You may know Air Asia as Southeast Asia’s largest low-cost carrier. But there is another Air Asia in the region. It is a major MRO company on Taiwan that traces its history all the way back to 1946. Today, it offers a wide range of services to airlines as well as air arms, who were the original customers.
To reduce the confusion, Taiwan’s Air Asia is also known as Air Asia Company Ltd, or AACL. It is based at Tainan airport, where there are three big hangars for narrowbody airliners and 10 small ones for the overhaul of helicopters, plus a big engine and component shop. But some of AACL’s 800-plus employees also work at six other locations on Taiwan, thanks to a major outsourcing contract from the country’s armed forces. The company overhauls and supports Taiwan military aircraft ranging in size from the C-130 Hercules down to the MD 500 helicopter.
The latest addition is the P-3 Orion, 12 of which are now in service with the Taiwanese Air Force. Lockheed Martin was obliged to find a local support and overhaul company as an offset. “But after a survey, Lockheed Martin chose us,” an AACL official told AIN. The company names EVA Air as a competitor that derives a significant amount of its turnover from third-party MRO.
The recent renewal for five years of the local military outsourcing contract, otherwise known as the Government Owned Contractor Operated (GOCO) contract, helped AACL’s application for a public listing on Taiwan’s stock exchange last September. Before this, about 80 percent of the company was owned by the Taiwan Aerospace Corporation (TAC), 30 percent of which is already privately owned, with the remainder held by banks and quasi-government entities.
AACL’s turnover reached S$121.8 million (US$92.4 million) in 2016, and about one-third of that is already commercial work. The company is seeking new customers in Asia, especially airlines flying the A320 and 737 families. It holds commercial MRO approvals from the U.S. FAA, China, Japan, and Russia plus seven other jurisdictions, five of them in Asia. These also cover the MD-80/90 series, most Bell helicopters, and a variety of other types.

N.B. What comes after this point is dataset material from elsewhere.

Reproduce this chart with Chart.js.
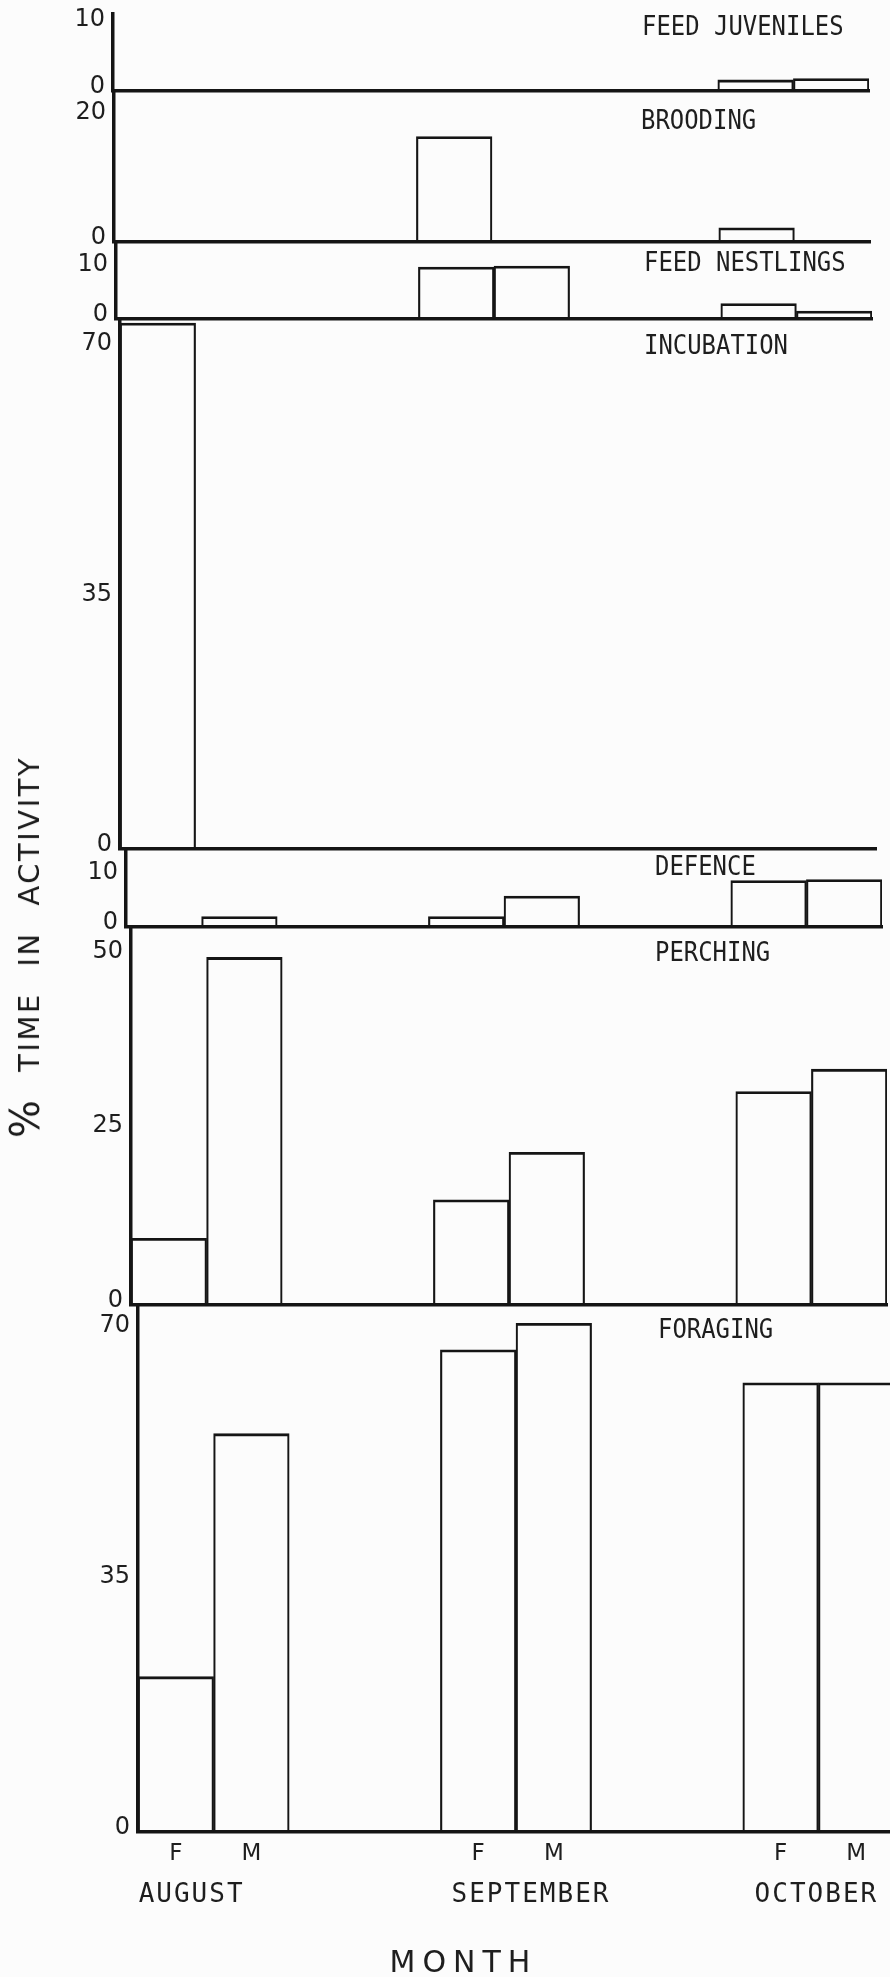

The company has also been licensed as an authorized service center by major non-airframe OEMs, including Honeywell, Rolls-Royce, and the Triumph Group.
As part of its expansion strategy, AACL is seeking approvals from EASA and “strategic alliances” with other repair shops. It has held talks in Indonesia, Thailand, and Vietnam.
The company told potential investors last year that the global aviation maintenance market will rise in value from S$89.1 billion (US$67.6 billion) in 2016 to S$132.6 billion (US$100.6 billion) in 2026. By that time, China and the Asia-Pacific region should account for 40 percent of that.